Why SEO and conversion need to be handled together
There is little point increasing organic traffic if the site does not convert.
This is where many agencies split the job too neatly. SEO brings traffic, design handles the site, development handles the fixes, and nobody takes responsibility for the commercial result. In practice, ecommerce growth works better when these areas are connected.
If users land on a category page that ranks well but loads slowly, looks cluttered or makes filtering difficult, the SEO has only done half the job. The same applies if product pages attract traffic but lack trust signals, useful content or a clear path to purchase.
That is why ecommerce SEO works best when strategy, content, technical fixes and on-site experience are aligned. A ranking increase is useful. A ranking increase that improves sales is what you actually want.
What to fix first if your ecommerce SEO is underperforming
If the site is not delivering from organic search, start with the pages closest to revenue.
Look at your main category pages first. Are they indexable, optimised and aligned with real search demand? Then review your top product pages. Do they answer buying questions clearly and give search engines enough context? After that, check for structural issues such as duplicate URLs, weak internal linking and poor mobile performance.
Only then does it make sense to expand content or chase more ambitious terms. Scaling a weak setup just creates more weak pages.

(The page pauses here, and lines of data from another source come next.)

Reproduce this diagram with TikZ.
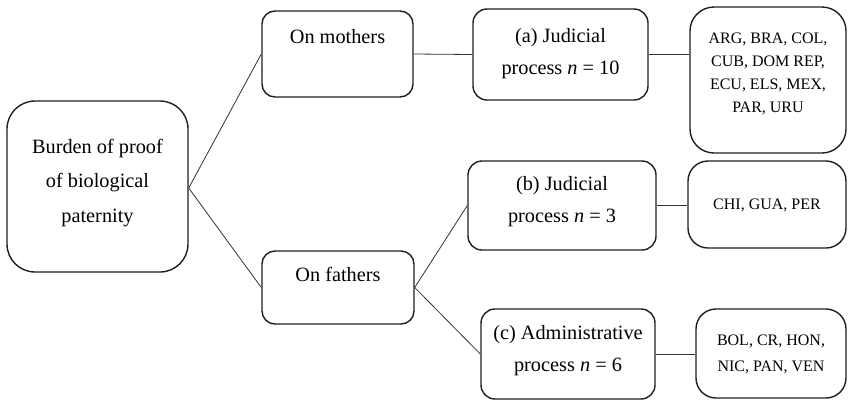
\documentclass[tikz,border=0pt]{standalone}
\usepackage{fontspec}
\setmainfont{Liberation Serif}
\begin{document}
\begin{tikzpicture}[x=1pt,y=-1pt,
  box/.style={draw=black!88,line width=1.4pt,rounded corners=#1,inner sep=0pt},
  box/.default=13pt,
  conn/.style={draw=black!80,line width=0.8pt},
  big/.style={font=\fontsize{20.3}{32}\selectfont,align=center,anchor=base,inner sep=0pt},
  small/.style={font=\fontsize{16}{22.7}\selectfont,align=center,anchor=base,inner sep=0pt}]
\useasboundingbox (0,0) rectangle (848,400);
% boxes: centre and size from pixel extents
\node[box=28pt,minimum width=181pt,minimum height=171pt] (burden) at (97.5,186.5) {};
\node[box,minimum width=151pt,minimum height=86pt] (mothers) at (337.5,54) {};
\node[box,minimum width=152pt,minimum height=73pt] (fathers) at (338,287.5) {};
\node[box=14pt,minimum width=175pt,minimum height=91pt] (ja) at (560.5,54.5) {};
\node[box=14pt,minimum width=188pt,minimum height=89pt] (jb) at (562,205.5) {};
\node[box=14pt,minimum width=174pt,minimum height=90pt] (jc) at (568,354) {};
\node[box=24pt,minimum width=156pt,minimum height=146pt] (ca) at (768,80) {};
\node[box=20pt,minimum width=158pt,minimum height=87pt] (cb) at (767,204.5) {};
\node[box=20pt,minimum width=150pt,minimum height=89pt] (cc) at (771,353.5) {};
% texts (base anchor = baseline of the last line)
\node[big,font=\fontsize{20.3}{34.5}\selectfont] (tburden) at (97.5,222) {Burden of proof\\of biological\\paternity};
\node[big] (tmothers) at (337.5,43) {On mothers};
\node[big] (tfathers) at (338,281) {On fathers};
\node[big] (tja) at (560.5,74) {(a) Judicial\\process \textit{n} = 10};
\node[big] (tjb) at (562,222) {(b) Judicial\\process \textit{n} = 3};
\node[big] (tjc) at (568,371) {(c) Administrative\\process \textit{n} = 6};
\node[small] (tca) at (768,112) {ARG, BRA, COL,\\CUB, DOM REP,\\ECU, ELS, MEX,\\PAR, URU};
\node[small] (tcb) at (767,209) {CHI, GUA, PER};
\node[small,font=\fontsize{16}{25.5}\selectfont] (tcc) at (771,371) {BOL, CR, HON,\\NIC, PAN, VEN};
% connectors
\coordinate (bj) at ([yshift=-1.5pt]burden.east);
\draw[conn] (bj) -- (mothers.west);
\draw[conn] (bj) -- (fathers.west);
\draw[conn] (mothers.east) -- (ja.west);
\draw[conn] (ja.east) -- (ca.west |- ja.east);
\draw[conn] (fathers.east) -- (jb.west);
\draw[conn] (fathers.east) -- (jc.west);
\draw[conn] (jb.east) -- (cb.west |- jb.east);
\draw[conn] (jc.east) -- (cc.west |- jc.east);
\end{tikzpicture}
\end{document}
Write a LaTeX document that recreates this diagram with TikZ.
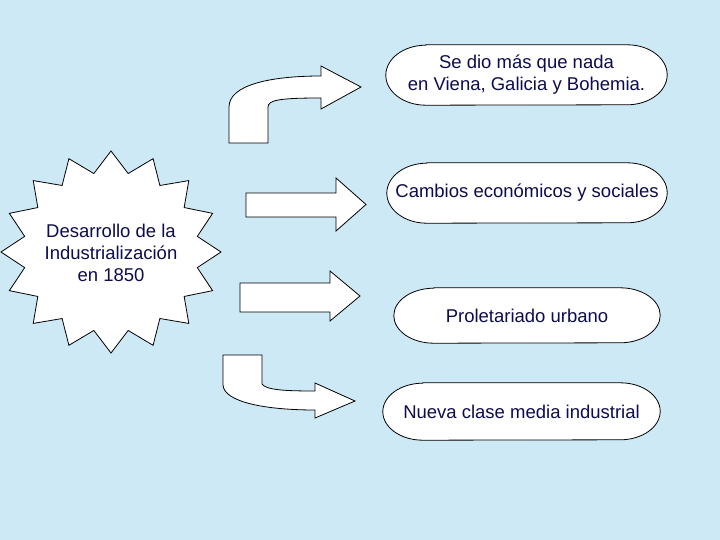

For established businesses, this often means stepping back and reassessing the whole search journey rather than applying random SEO fixes. A better site structure, cleaner page targeting and stronger commercial content can outperform months of fragmented activity.
At Fifty2One, that is usually where the real gains come from – not from gimmicks, but from tightening the parts of the site that affect visibility, usability and sales at the same time.
UK ecommerce SEO is not about chasing traffic for the sake of it. It is about making your site easier to find, easier to understand and easier to buy from. If those three things improve together, growth tends to follow.